AI Takes the Helm: Redefining Block's Corporate Structure
Block Inc. is spearheading a significant organizational change, moving beyond using AI as a mere productivity tool to fundamentally redesigning how companies operate. CEO Jack Dorsey, working with Roelof Botha, envisions artificial intelligence not just assisting employees but directly taking over the coordination and communication functions traditionally handled by middle management. This initiative, currently being tested internally at Block, aims to set a standard for an "intelligence-native" future where AI manages operational oversight and speeds up decision-making.
Replacing Managers with AI 'World Models'
Dorsey and Botha's new approach challenges the typical hierarchical pyramid structure of most businesses. They argue that AI can now effectively maintain a real-time "world model" – an always-updated overview of company operations. This model can track workflows, identify bottlenecks, and ensure instant information flow, making traditional human managers less necessary for coordination. Block's strategy seeks to replace the coordination mechanism of hierarchy itself with AI agents, potentially enabling faster operations and more efficient decisions. This radical shift follows significant job cuts, with Block reducing its workforce by approximately 40%. Investors reacted favorably to these layoffs, viewing them as strategic cost-saving moves, which sent the stock up as much as 24% in extended trading.
Block's Data Advantage and New Role Structure
With millions of daily transactions processed through products like Square and Cash App, Block possesses extensive data well-suited for training AI to understand complex business operations and customer behavior. The company's proposed structure redefines roles into individual contributors (deep specialists), directly responsible individuals (DRIs) for cross-functional issues, and player-coaches who guide product development and team mentorship. AI would provide the continuous context and direction previously supplied by managers. This bold move aligns with broader industry trends: the fintech market is expected to reach $79.4 billion by 2030, with many financial institutions heavily investing in AI for customer experience, risk management, and operational efficiency. However, Block competes with major players like PayPal, Stripe, and Shopify, all of which are also integrating AI.
Analyst Skepticism and Business Risks
Despite the market's positive initial reaction to cost-cutting and AI adoption, some analysts express concern about underlying business issues. They view the large layoffs not purely as a sign of AI-driven efficiency, but potentially as a reflection of Block's "lack of moat, weak differentiation, and slow growth." Additional risks include macroeconomic pressures on consumers, regulatory challenges for services like buy-now-pay-later, and fluctuations in Bitcoin prices. While Block's P/E ratio (around 28.64) is below the market average and some valuations suggest it might be undervalued compared to competitors, persistent weak price momentum and the execution risk of such a major organizational overhaul pose significant challenges.
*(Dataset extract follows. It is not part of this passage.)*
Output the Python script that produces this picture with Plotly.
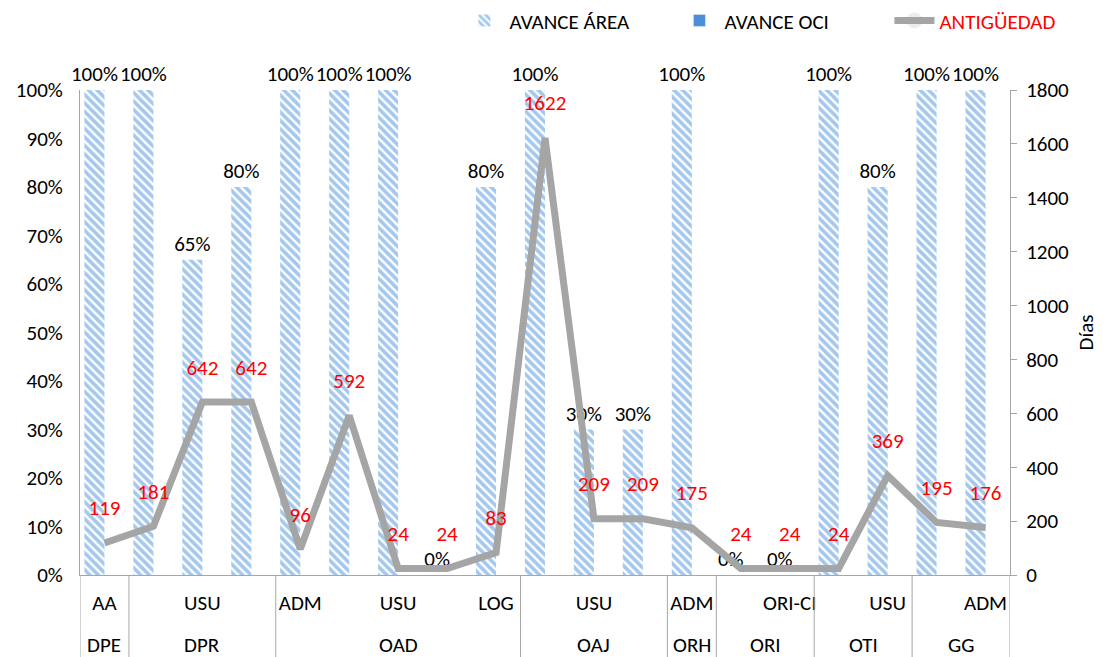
import plotly.graph_objects as go

groups = ["DPE", "DPR", "DPR", "DPR", "OAD", "OAD", "OAD", "OAD", "OAD",
          "OAJ", "OAJ", "OAJ", "ORH", "ORI", "ORI", "OTI", "OTI", "GG", "GG"]
subs = ["AA", "", "USU", "", "ADM", "", "USU", "", "LOG",
        "", "USU", "", "ADM", "", "ORI-CI", "", "USU", "", "ADM"]
avance_area = [1.00, 1.00, 0.65, 0.80, 1.00, 1.00, 1.00, 0.00, 0.80,
               1.00, 0.30, 0.30, 1.00, 0.00, 0.00, 1.00, 0.80, 1.00, 1.00]
avance_oci = [None] * 19
antiguedad = [119, 181, 642, 642, 96, 592, 24, 24, 83,
              1622, 209, 209, 175, 24, 24, 24, 369, 195, 176]

FONT = "Calibri, Carlito, Lato, sans-serif"
FS = 21
xs = list(range(len(groups)))

fig = go.Figure()
fig.add_trace(go.Bar(
    x=xs, y=avance_area, name="AVANCE ÁREA",
    marker=dict(color="white", line=dict(width=0),
                pattern=dict(shape="\\", fgcolor="#4A8FDC", bgcolor="white",
                             size=6, solidity=0.6, fillmode="overlay")),
    texttemplate="%{y:.0%}", textposition="outside", constraintext="none",
    textfont=dict(size=FS, color="black", family=FONT),
    cliponaxis=False,
))
fig.add_trace(go.Bar(
    x=xs, y=avance_oci, name="AVANCE OCI",
    marker=dict(color="#4A8FD8"),
))
fig.add_trace(go.Scatter(
    x=xs, y=antiguedad, name='<span style="color:#FF0000">ANTIGÜEDAD</span>',
    yaxis="y2", mode="lines+markers+text",
    line=dict(color="#A5A5A5", width=7),
    marker=dict(size=34, opacity=0, color="#A5A5A5"),
    text=[str(v) for v in antiguedad], textposition="top center",
    textfont=dict(size=FS, color="#FF0000", family=FONT),
    cliponaxis=False,
))

# group dividers and group labels (multi-level category axis)
n = len(groups)
bounds = [-0.5] + [i - 0.5 for i in range(1, n) if groups[i] != groups[i - 1]] + [n - 0.5]
shapes = [dict(type="line", xref="x", yref="paper", x0=b, x1=b, y0=0, y1=-0.2,
               line=dict(color="#A6A6A6", width=1)) for b in bounds]
annotations = []
for a, b in zip(bounds[:-1], bounds[1:]):
    g = groups[int(a + 0.5)]
    annotations.append(dict(x=(a + b) / 2, y=-0.145, xref="x", yref="paper",
                            text=g, showarrow=False, yanchor="middle",
                            font=dict(size=FS, family=FONT, color="black")))

tickvals = [i for i, s in enumerate(subs) if s]
ticktext = [s for s in subs if s]

fig.update_layout(
    width=1099, height=649,
    margin=dict(l=72, r=97, t=82, b=82, autoexpand=False),
    paper_bgcolor="white", plot_bgcolor="white",
    font=dict(family=FONT, size=FS, color="black"),
    barmode="group", bargap=0.18, bargroupgap=0.0,
    showlegend=True,
    legend=dict(orientation="h", x=0.408, xanchor="left", y=1.185, yanchor="top",
                font=dict(size=FS, color="black"), traceorder="normal",
                itemwidth=40, entrywidth=160),
    shapes=shapes, annotations=annotations,
    xaxis=dict(range=[-0.5, n - 0.5], tickvals=tickvals, ticktext=ticktext,
               showline=True, linecolor="#A6A6A6", linewidth=1,
               showgrid=False, zeroline=False, tickangle=0, ticks="",
               ticklabelstandoff=9, tickfont=dict(size=FS)),
    yaxis=dict(range=[0, 1], dtick=0.1, tickformat=".0%", showgrid=False,
               showline=True, linecolor="#A6A6A6", zeroline=False,
               ticks="", ticklabelstandoff=12, tickfont=dict(size=FS)),
    yaxis2=dict(range=[0, 1800], dtick=200, overlaying="y", side="right",
                showgrid=False, showline=True, linecolor="#A6A6A6",
                ticks="outside", ticklen=6, tickcolor="#A6A6A6",
                ticklabelstandoff=5,
                zeroline=False, tickfont=dict(size=FS),
                title=dict(text="Días", font=dict(size=FS), standoff=10)),
)

fig.write_html("out.html")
The company's total debt to equity ratio is approximately 40.44%.
Analysts Expect Growth Amid Restructuring
Most analysts remain positive on Block Inc., maintaining a "Buy" consensus with an average price target of about $80.36, suggesting a potential 33% stock increase within the next year. Specifically, 37 analysts rate the stock a "Strong Buy" with an average price target of $100.49. Block projects significant gross profit growth for 2026, aiming for an 18% increase to $12.2 billion, alongside a projected 54% year-over-year rise in adjusted operating income. This outlook anticipates that the company's AI-driven efficiencies and strategic restructuring will lead to sustained profitability and market growth, even as it navigates competition and economic uncertainties.